Finally got the kinks worked out in my SA-3.1 setup last week. Filtered
out over 420 spams -- maybe 1 false positive, and it was borderline.
The speed on sa-learn has dropped, but that may be unavoidable. But
I'm finally getting >= spam recognition than I had in 2.63.
I have no-online tests enabled as the online test databases are going
the way of "cddb"...becoming privatized. Sorta sad...maybe time to
start a "freezor" or some similar services. I mean the spam services
collect data about what is spam from users who use the database. Without
the users, they woudn't be nearly as effective. Yet the users then are
encouraged to pay to access the body of data that was previously donated
for free.
I suppose one could look at the cost of "aggregation" and intelligent
processing of 1000's of user-spam inputs into a usable output format,
and while it might be manageable for a small community of users, it's
not so manageable if the database starts being used by a much larger
user-base than the original system was designed to run on.
Still -- I have yet to look at what is needed to convert my "db"s into
SQL form -- been sorta busy: car got crashed into last week and
was told this week it's totalled, that and was informed Tuesday
of a need for a root canal, on Wednesday, informed of need for 2nd
root canal & oral surgery. *smile* Life is just so _*!%fun!*%)_.

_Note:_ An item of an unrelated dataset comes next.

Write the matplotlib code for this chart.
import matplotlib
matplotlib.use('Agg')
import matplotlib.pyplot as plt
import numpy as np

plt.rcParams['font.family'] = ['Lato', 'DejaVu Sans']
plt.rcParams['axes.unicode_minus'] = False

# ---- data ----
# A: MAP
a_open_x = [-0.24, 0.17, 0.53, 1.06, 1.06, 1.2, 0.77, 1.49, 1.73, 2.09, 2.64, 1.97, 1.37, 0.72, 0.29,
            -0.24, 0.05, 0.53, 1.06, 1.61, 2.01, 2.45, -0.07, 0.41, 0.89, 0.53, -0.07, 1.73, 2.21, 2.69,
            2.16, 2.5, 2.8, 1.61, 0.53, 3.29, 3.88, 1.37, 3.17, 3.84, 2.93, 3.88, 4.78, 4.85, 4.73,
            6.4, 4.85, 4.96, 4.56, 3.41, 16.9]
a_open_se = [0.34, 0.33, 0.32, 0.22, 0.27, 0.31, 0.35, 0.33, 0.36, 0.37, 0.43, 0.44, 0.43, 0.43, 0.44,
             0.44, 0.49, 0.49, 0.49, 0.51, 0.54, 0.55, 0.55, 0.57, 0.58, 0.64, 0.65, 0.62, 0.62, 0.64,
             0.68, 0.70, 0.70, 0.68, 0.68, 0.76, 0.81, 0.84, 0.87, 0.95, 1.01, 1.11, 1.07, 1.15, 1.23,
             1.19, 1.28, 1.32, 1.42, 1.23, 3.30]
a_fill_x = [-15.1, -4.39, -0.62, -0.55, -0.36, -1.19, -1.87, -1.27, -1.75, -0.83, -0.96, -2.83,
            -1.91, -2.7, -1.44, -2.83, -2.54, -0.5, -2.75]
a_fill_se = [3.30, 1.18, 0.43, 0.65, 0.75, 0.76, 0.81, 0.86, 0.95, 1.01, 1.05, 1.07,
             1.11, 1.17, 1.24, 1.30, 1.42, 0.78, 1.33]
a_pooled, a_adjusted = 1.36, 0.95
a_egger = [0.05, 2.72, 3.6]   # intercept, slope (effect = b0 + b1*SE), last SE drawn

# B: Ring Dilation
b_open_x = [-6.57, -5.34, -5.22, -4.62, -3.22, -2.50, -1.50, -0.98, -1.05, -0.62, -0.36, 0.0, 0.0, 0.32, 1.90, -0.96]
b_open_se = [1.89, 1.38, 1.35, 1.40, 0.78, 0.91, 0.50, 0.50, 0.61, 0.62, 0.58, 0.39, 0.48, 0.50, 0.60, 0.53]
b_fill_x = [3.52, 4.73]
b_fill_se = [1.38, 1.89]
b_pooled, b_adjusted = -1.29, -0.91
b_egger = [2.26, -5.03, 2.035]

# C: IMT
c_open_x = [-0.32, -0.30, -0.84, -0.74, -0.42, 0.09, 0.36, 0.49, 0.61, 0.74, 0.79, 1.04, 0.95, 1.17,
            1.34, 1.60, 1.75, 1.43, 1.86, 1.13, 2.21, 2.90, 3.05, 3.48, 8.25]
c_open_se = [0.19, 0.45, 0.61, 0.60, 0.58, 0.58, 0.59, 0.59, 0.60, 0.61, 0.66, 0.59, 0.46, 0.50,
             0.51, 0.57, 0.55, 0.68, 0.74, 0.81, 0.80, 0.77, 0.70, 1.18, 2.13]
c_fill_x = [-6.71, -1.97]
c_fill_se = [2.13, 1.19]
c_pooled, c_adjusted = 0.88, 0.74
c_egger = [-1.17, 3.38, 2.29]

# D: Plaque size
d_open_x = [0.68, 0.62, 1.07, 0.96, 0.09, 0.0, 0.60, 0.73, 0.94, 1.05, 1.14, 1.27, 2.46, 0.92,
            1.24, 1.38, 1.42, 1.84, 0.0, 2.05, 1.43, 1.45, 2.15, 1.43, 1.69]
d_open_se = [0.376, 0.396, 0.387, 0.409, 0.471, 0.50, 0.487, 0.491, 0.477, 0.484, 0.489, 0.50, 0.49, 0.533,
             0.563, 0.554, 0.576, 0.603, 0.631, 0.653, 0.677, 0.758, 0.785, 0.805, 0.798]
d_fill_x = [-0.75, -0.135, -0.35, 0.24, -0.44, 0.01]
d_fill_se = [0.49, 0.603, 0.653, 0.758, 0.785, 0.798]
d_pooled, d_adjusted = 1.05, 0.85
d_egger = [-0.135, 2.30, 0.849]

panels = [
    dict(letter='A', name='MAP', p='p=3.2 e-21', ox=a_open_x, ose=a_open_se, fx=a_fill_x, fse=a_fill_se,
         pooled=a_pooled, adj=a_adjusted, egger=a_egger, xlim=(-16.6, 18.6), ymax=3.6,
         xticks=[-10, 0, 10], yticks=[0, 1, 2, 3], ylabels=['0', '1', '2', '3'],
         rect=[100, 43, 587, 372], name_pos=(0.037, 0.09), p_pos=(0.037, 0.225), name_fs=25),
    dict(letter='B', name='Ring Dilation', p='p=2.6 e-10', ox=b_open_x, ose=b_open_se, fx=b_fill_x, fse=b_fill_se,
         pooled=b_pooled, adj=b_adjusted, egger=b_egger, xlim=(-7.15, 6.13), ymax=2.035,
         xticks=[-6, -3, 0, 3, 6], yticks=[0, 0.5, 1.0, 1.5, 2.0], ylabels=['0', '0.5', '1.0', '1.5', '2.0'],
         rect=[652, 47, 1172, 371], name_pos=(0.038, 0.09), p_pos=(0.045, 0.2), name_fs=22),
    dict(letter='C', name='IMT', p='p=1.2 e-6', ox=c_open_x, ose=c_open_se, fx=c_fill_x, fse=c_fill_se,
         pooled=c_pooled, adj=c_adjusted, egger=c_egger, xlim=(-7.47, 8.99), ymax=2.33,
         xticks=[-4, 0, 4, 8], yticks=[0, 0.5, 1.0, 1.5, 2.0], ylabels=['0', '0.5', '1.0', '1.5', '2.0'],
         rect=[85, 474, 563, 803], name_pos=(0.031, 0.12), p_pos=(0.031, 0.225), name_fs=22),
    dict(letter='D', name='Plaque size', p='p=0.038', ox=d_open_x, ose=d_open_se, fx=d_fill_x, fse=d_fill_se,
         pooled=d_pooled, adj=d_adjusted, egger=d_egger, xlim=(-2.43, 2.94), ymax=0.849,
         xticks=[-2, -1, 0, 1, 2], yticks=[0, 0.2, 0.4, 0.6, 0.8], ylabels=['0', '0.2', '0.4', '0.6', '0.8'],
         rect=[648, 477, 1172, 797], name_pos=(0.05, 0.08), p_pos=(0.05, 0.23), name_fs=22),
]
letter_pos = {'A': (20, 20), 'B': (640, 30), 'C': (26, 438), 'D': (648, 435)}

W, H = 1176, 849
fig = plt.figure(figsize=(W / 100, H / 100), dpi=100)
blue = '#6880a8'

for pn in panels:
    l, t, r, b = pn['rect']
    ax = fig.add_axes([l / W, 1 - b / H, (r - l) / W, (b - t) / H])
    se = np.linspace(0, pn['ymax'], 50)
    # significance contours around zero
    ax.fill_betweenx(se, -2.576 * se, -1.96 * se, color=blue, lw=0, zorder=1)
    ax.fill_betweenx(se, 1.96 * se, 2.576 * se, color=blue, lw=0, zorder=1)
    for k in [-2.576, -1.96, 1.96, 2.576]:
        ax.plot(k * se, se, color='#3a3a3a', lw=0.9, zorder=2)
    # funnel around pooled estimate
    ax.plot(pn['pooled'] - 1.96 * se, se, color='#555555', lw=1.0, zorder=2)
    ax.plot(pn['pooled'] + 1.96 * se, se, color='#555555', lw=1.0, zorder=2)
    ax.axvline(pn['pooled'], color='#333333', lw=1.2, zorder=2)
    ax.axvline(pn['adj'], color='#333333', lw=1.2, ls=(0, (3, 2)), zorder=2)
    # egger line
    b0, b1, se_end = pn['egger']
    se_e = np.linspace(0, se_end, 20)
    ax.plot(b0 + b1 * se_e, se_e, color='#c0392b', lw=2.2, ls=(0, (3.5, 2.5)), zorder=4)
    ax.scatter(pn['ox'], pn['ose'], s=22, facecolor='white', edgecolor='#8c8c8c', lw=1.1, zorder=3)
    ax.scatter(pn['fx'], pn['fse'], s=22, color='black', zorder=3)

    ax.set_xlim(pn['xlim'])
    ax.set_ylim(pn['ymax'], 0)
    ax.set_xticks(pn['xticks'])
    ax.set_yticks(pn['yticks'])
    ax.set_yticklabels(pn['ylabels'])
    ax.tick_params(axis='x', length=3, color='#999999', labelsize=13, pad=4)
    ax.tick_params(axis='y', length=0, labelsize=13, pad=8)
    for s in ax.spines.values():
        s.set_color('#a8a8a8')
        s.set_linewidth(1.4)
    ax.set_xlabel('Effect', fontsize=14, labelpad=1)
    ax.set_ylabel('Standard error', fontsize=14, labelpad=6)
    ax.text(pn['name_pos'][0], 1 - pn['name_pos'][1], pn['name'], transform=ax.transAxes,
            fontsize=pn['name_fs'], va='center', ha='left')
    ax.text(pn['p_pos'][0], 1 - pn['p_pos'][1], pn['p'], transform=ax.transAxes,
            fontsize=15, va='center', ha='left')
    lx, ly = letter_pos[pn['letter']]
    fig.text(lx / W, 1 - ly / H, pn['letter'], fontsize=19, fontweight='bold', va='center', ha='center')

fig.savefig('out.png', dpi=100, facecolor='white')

So am a bit behind in being on top of my ->SQL based conversion (I'm
assuming i'm in an older format. I just ran the convert tool to convert
from 2.x format to 3.x.
Assuming it is some sort of berkeley db format, what is a good
cut-over size as a "rule-of-thumb"...or is there? What should I
expect in speeds for "sa-learn" or spamc? I.e. -- is there a
rough guideline for when it becomes more effective to use SQL
vs. the Berkeley DB? Or rephrased, when it is worth the effort to
convert to SQL and ensure all the SQL software is setup and running?

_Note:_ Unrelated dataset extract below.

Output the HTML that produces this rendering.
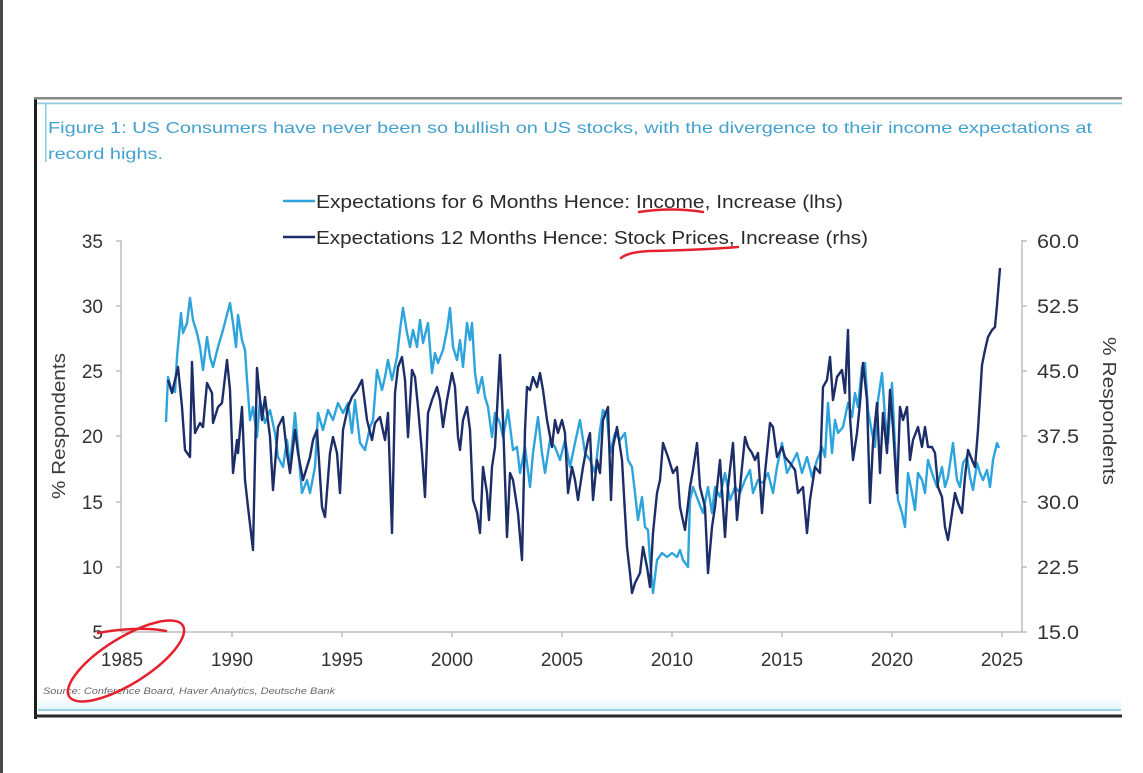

Thanks...and thanks for the help/patience
BTW -- maybe this should go to the "sa-dev" list, but an RFE:
"spamassassin --lint":
1) would be nice to mention if daemon is _RUNNING_ and ready
to process messages; (user error: forgetting to restart daemon and
seeing no "--lint" message hinting that the daemon isn't running and
ready to process incoming mail--*duh*)
2) Would be nice, especially in "--lint" to check for bogus
lock files left around in spam DB dir. I don't know when these files
are used, but their presence really slows down sa-learn by about a
factor of 4-6x.
"sa-learn":
1) RFE: have sa-learn issue warning about pre-existing lock-files,
or, better, auto-remove bogus locks for processes that no longer exist.